To do – Extract exactly those lines that lie between the start of the material and the line with "const layers = [20, 32, 44, 56, 110];", including both boundary lines and no others.
— Start Information supplied —
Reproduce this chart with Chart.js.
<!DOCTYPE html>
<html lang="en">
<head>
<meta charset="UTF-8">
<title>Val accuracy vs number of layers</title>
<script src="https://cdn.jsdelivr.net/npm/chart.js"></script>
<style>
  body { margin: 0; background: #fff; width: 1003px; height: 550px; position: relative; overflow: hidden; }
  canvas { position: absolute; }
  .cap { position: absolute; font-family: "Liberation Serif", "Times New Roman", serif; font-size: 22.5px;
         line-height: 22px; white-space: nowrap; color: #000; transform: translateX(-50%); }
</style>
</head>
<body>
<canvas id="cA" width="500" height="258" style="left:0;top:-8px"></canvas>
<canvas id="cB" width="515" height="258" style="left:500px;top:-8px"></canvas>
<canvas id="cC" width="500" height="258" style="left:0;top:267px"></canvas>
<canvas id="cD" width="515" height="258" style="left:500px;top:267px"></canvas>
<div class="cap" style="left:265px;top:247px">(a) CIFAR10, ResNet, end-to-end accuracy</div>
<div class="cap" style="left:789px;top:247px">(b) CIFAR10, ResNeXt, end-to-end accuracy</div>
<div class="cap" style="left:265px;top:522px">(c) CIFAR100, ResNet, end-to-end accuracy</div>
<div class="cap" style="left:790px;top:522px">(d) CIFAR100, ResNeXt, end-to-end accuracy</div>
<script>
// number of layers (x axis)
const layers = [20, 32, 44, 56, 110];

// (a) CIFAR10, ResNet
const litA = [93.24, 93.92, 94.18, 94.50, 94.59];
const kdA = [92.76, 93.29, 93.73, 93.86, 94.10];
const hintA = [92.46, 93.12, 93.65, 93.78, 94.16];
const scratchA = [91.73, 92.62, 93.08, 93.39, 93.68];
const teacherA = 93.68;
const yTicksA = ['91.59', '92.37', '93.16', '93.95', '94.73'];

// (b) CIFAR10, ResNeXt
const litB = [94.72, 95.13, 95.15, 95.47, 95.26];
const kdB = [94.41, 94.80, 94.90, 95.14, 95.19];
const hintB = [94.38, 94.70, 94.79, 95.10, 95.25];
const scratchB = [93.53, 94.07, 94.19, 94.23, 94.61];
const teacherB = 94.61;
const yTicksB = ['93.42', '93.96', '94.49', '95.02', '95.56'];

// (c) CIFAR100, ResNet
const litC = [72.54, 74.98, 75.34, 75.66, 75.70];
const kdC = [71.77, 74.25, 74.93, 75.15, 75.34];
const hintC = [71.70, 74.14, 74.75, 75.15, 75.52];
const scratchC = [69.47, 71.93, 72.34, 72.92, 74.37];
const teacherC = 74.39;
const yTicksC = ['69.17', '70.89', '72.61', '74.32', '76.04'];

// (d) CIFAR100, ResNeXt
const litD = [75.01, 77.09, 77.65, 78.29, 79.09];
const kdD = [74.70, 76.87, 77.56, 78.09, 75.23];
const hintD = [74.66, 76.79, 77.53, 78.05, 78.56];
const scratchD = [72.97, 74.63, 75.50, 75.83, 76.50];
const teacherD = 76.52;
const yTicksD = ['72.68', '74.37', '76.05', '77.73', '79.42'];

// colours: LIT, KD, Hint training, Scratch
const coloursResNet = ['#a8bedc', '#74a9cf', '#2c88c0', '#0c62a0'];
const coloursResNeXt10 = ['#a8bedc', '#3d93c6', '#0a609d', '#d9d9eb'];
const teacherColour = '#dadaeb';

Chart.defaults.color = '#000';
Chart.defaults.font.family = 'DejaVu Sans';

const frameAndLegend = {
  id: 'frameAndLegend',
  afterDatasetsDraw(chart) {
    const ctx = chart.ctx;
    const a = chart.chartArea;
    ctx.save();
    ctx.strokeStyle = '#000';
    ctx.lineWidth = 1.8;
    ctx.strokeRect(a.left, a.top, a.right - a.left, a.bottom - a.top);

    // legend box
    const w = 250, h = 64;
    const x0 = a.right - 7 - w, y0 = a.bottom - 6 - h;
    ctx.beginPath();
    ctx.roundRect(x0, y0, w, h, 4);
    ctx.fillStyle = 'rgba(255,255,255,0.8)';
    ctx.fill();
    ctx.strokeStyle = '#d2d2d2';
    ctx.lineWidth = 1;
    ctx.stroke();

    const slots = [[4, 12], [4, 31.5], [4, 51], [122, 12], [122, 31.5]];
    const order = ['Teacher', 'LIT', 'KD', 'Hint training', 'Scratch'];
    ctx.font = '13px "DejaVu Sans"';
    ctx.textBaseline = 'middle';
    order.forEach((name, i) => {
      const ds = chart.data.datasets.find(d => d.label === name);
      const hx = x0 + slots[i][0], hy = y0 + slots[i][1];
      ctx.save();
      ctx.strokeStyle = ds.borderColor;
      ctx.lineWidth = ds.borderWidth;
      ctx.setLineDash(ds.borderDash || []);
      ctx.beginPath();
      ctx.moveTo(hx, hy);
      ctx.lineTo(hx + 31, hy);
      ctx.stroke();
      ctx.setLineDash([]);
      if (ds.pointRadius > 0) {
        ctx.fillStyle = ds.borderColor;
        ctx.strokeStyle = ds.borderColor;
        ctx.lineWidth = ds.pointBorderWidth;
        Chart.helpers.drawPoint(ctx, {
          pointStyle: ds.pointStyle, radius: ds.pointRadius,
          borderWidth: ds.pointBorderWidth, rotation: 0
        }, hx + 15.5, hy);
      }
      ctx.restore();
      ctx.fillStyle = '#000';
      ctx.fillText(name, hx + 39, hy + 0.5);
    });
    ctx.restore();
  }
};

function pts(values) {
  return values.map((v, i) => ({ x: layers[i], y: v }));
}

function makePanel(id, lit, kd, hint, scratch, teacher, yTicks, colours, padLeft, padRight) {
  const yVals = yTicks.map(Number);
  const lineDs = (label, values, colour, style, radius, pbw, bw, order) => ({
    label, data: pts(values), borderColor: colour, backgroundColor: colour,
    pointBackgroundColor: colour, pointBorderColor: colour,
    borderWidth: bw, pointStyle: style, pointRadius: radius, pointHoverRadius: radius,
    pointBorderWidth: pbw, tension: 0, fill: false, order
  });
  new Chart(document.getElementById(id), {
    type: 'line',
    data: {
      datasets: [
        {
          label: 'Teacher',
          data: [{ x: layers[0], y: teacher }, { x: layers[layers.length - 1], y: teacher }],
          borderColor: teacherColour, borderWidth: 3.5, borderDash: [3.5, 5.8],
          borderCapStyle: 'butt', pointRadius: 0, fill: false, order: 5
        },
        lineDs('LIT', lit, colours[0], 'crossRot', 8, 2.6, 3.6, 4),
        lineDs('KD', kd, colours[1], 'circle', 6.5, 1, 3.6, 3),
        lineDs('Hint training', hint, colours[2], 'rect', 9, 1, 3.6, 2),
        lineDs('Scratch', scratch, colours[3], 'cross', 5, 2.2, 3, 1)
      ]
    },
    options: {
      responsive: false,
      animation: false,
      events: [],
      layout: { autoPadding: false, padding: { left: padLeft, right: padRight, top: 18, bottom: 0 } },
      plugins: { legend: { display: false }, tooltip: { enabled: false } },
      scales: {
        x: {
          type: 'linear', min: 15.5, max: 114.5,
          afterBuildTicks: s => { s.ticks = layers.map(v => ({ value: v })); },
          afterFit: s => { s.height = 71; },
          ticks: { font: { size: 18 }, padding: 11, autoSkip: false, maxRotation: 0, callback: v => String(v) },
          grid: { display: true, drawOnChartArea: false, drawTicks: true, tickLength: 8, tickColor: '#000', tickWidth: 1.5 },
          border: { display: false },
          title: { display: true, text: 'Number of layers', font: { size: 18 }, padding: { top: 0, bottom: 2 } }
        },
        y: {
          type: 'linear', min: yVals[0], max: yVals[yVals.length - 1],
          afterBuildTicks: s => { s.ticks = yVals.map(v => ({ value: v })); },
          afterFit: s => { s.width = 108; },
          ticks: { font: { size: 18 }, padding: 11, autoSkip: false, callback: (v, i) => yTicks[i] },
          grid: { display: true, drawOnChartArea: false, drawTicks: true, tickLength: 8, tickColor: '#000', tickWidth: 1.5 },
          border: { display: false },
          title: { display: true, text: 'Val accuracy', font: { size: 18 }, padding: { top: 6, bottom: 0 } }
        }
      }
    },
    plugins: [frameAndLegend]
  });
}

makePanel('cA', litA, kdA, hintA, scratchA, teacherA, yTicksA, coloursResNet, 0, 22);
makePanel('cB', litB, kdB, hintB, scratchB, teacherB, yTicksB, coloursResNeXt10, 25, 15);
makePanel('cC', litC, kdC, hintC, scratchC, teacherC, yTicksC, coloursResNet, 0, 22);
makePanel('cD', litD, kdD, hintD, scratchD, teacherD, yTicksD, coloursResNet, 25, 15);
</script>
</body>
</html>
— End Information supplied —
Solution to this task –
Reproduce this chart with Chart.js.
<!DOCTYPE html>
<html lang="en">
<head>
<meta charset="UTF-8">
<title>Val accuracy vs number of layers</title>
<script src="https://cdn.jsdelivr.net/npm/chart.js"></script>
<style>
  body { margin: 0; background: #fff; width: 1003px; height: 550px; position: relative; overflow: hidden; }
  canvas { position: absolute; }
  .cap { position: absolute; font-family: "Liberation Serif", "Times New Roman", serif; font-size: 22.5px;
         line-height: 22px; white-space: nowrap; color: #000; transform: translateX(-50%); }
</style>
</head>
<body>
<canvas id="cA" width="500" height="258" style="left:0;top:-8px"></canvas>
<canvas id="cB" width="515" height="258" style="left:500px;top:-8px"></canvas>
<canvas id="cC" width="500" height="258" style="left:0;top:267px"></canvas>
<canvas id="cD" width="515" height="258" style="left:500px;top:267px"></canvas>
<div class="cap" style="left:265px;top:247px">(a) CIFAR10, ResNet, end-to-end accuracy</div>
<div class="cap" style="left:789px;top:247px">(b) CIFAR10, ResNeXt, end-to-end accuracy</div>
<div class="cap" style="left:265px;top:522px">(c) CIFAR100, ResNet, end-to-end accuracy</div>
<div class="cap" style="left:790px;top:522px">(d) CIFAR100, ResNeXt, end-to-end accuracy</div>
<script>
// number of layers (x axis)
const layers = [20, 32, 44, 56, 110];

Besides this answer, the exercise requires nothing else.